◆ **Dataset section**:

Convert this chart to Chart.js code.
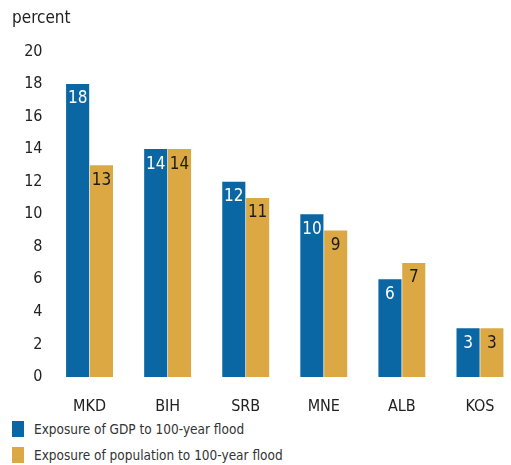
<!DOCTYPE html>
<html>
<head>
<meta charset="utf-8">
<script src="https://cdn.jsdelivr.net/npm/chart.js@4"></script>
<style>
  html, body { margin: 0; padding: 0; background: #fff; overflow: hidden; }
  body { width: 511px; }
  .wrap { position: relative; width: 519px; height: 418px; }
  .legend { font-family: "Liberation Sans Narrow", "DejaVu Sans Condensed", sans-serif; font-size: 13.5px; color: #333; margin-left: 12px; margin-top: -2px; }
  .legend__item { display: flex; align-items: center; height: 26px; }
  .legend__box { width: 12px; height: 16px; margin-right: 10px; }
</style>
</head>
<body>
<div class="wrap"><canvas id="chart1"></canvas></div>
<div class="legend" id="legend"></div>
<script>
// data
const countries = ['MKD', 'BIH', 'SRB', 'MNE', 'ALB', 'KOS'];
const gdpExposure = [18, 14, 12, 10, 6, 3];
const popExposure = [13, 14, 11, 9, 7, 3];
const seriesNames = ['Exposure of GDP to 100-year flood', 'Exposure of population to 100-year flood'];
const yTicks = [0, 2, 4, 6, 8, 10, 12, 14, 16, 18, 20];

const blue = '#0a67a3';
const gold = '#dba844';
const fontFamily = '"Liberation Sans Narrow", "DejaVu Sans Condensed", sans-serif';

// labels inside the top of each bar
const barLabels = {
    id: 'barLabels',
    afterDatasetsDraw(chart) {
        const ctx = chart.ctx;
        ctx.save();
        ctx.font = '17px ' + fontFamily;
        ctx.textAlign = 'center';
        ctx.textBaseline = 'middle';
        chart.data.datasets.forEach((ds, i) => {
            const meta = chart.getDatasetMeta(i);
            ctx.fillStyle = i === 0 ? '#fff' : '#1a1a1a';
            meta.data.forEach((bar, j) => {
                ctx.fillText(ds.data[j], bar.x, bar.y + 15);
            });
        });
        ctx.restore();
    }
};

const ctx = document.getElementById('chart1');
const chart1 = new Chart(ctx, {
    type: 'bar',
    data: {
        labels: countries,
        datasets: [{
            label: seriesNames[0],
            data: gdpExposure,
            backgroundColor: blue,
            categoryPercentage: 0.61,
            barPercentage: 0.97
        }, {
            label: seriesNames[1],
            data: popExposure,
            backgroundColor: gold,
            categoryPercentage: 0.61,
            barPercentage: 0.97
        }]
    },
    options: {
        responsive: true,
        maintainAspectRatio: false,
        animation: false,
        layout: {
            padding: { left: 12, right: 0, top: 0, bottom: 0 }
        },
        plugins: {
            legend: { display: false },
            tooltip: { enabled: false },
            title: {
                display: true,
                text: 'percent',
                align: 'start',
                color: '#222',
                font: { family: fontFamily, size: 17, weight: 'normal' },
                padding: { top: 8, bottom: 23 }
            }
        },
        scales: {
            x: {
                grid: { display: false, drawTicks: false },
                border: { display: false },
                afterFit: axis => { axis.height = 41; },
                ticks: {
                    color: '#222',
                    padding: 20,
                    font: { family: fontFamily, size: 16 }
                }
            },
            y: {
                min: 0,
                max: 20,
                afterBuildTicks: axis => {
                    axis.ticks = yTicks.map(v => ({ value: v }));
                },
                afterFit: axis => { axis.width = 38.5; },
                grid: { display: false, drawTicks: false },
                border: { display: false },
                ticks: {
                    color: '#222',
                    padding: 8,
                    font: { family: fontFamily, size: 16 }
                }
            }
        }
    },
    plugins: [barLabels]
});

// legend, one item per row
const legend = document.getElementById('legend');
[blue, gold].forEach((c, i) => {
    const item = document.createElement('div');
    item.className = 'legend__item';
    item.innerHTML = '<span class="legend__box" style="background:' + c + '"></span>' + seriesNames[i];
    legend.appendChild(item);
});
</script>
</body>
</html>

◆ **Aim of the exercise**:
Quote all the lines above exactly as given. Do not include the pictures.

◆ **Written solution**:
Convert this chart to Chart.js code.
<!DOCTYPE html>
<html>
<head>
<meta charset="utf-8">
<script src="https://cdn.jsdelivr.net/npm/chart.js@4"></script>
<style>
  html, body { margin: 0; padding: 0; background: #fff; overflow: hidden; }
  body { width: 511px; }
  .wrap { position: relative; width: 519px; height: 418px; }
  .legend { font-family: "Liberation Sans Narrow", "DejaVu Sans Condensed", sans-serif; font-size: 13.5px; color: #333; margin-left: 12px; margin-top: -2px; }
  .legend__item { display: flex; align-items: center; height: 26px; }
  .legend__box { width: 12px; height: 16px; margin-right: 10px; }
</style>
</head>
<body>
<div class="wrap"><canvas id="chart1"></canvas></div>
<div class="legend" id="legend"></div>
<script>
// data
const countries = ['MKD', 'BIH', 'SRB', 'MNE', 'ALB', 'KOS'];
const gdpExposure = [18, 14, 12, 10, 6, 3];
const popExposure = [13, 14, 11, 9, 7, 3];
const seriesNames = ['Exposure of GDP to 100-year flood', 'Exposure of population to 100-year flood'];
const yTicks = [0, 2, 4, 6, 8, 10, 12, 14, 16, 18, 20];

const blue = '#0a67a3';
const gold = '#dba844';
const fontFamily = '"Liberation Sans Narrow", "DejaVu Sans Condensed", sans-serif';

// labels inside the top of each bar
const barLabels = {
    id: 'barLabels',
    afterDatasetsDraw(chart) {
        const ctx = chart.ctx;
        ctx.save();
        ctx.font = '17px ' + fontFamily;
        ctx.textAlign = 'center';
        ctx.textBaseline = 'middle';
        chart.data.datasets.forEach((ds, i) => {
            const meta = chart.getDatasetMeta(i);
            ctx.fillStyle = i === 0 ? '#fff' : '#1a1a1a';
            meta.data.forEach((bar, j) => {
                ctx.fillText(ds.data[j], bar.x, bar.y + 15);
            });
        });
        ctx.restore();
    }
};

const ctx = document.getElementById('chart1');
const chart1 = new Chart(ctx, {
    type: 'bar',
    data: {
        labels: countries,
        datasets: [{
            label: seriesNames[0],
            data: gdpExposure,
            backgroundColor: blue,
            categoryPercentage: 0.61,
            barPercentage: 0.97
        }, {
            label: seriesNames[1],
            data: popExposure,
            backgroundColor: gold,
            categoryPercentage: 0.61,
            barPercentage: 0.97
        }]
    },
    options: {
        responsive: true,
        maintainAspectRatio: false,
        animation: false,
        layout: {
            padding: { left: 12, right: 0, top: 0, bottom: 0 }
        },
        plugins: {
            legend: { display: false },
            tooltip: { enabled: false },
            title: {
                display: true,
                text: 'percent',
                align: 'start',
                color: '#222',
                font: { family: fontFamily, size: 17, weight: 'normal' },
                padding: { top: 8, bottom: 23 }
            }
        },
        scales: {
            x: {
                grid: { display: false, drawTicks: false },
                border: { display: false },
                afterFit: axis => { axis.height = 41; },
                ticks: {
                    color: '#222',
                    padding: 20,
                    font: { family: fontFamily, size: 16 }
                }
            },
            y: {
                min: 0,
                max: 20,
                afterBuildTicks: axis => {
                    axis.ticks = yTicks.map(v => ({ value: v }));
                },
                afterFit: axis => { axis.width = 38.5; },
                grid: { display: false, drawTicks: false },
                border: { display: false },
                ticks: {
                    color: '#222',
                    padding: 8,
                    font: { family: fontFamily, size: 16 }
                }
            }
        }
    },
    plugins: [barLabels]
});

// legend, one item per row
const legend = document.getElementById('legend');
[blue, gold].forEach((c, i) => {
    const item = document.createElement('div');
    item.className = 'legend__item';
    item.innerHTML = '<span class="legend__box" style="background:' + c + '"></span>' + seriesNames[i];
    legend.appendChild(item);
});
</script>
</body>
</html>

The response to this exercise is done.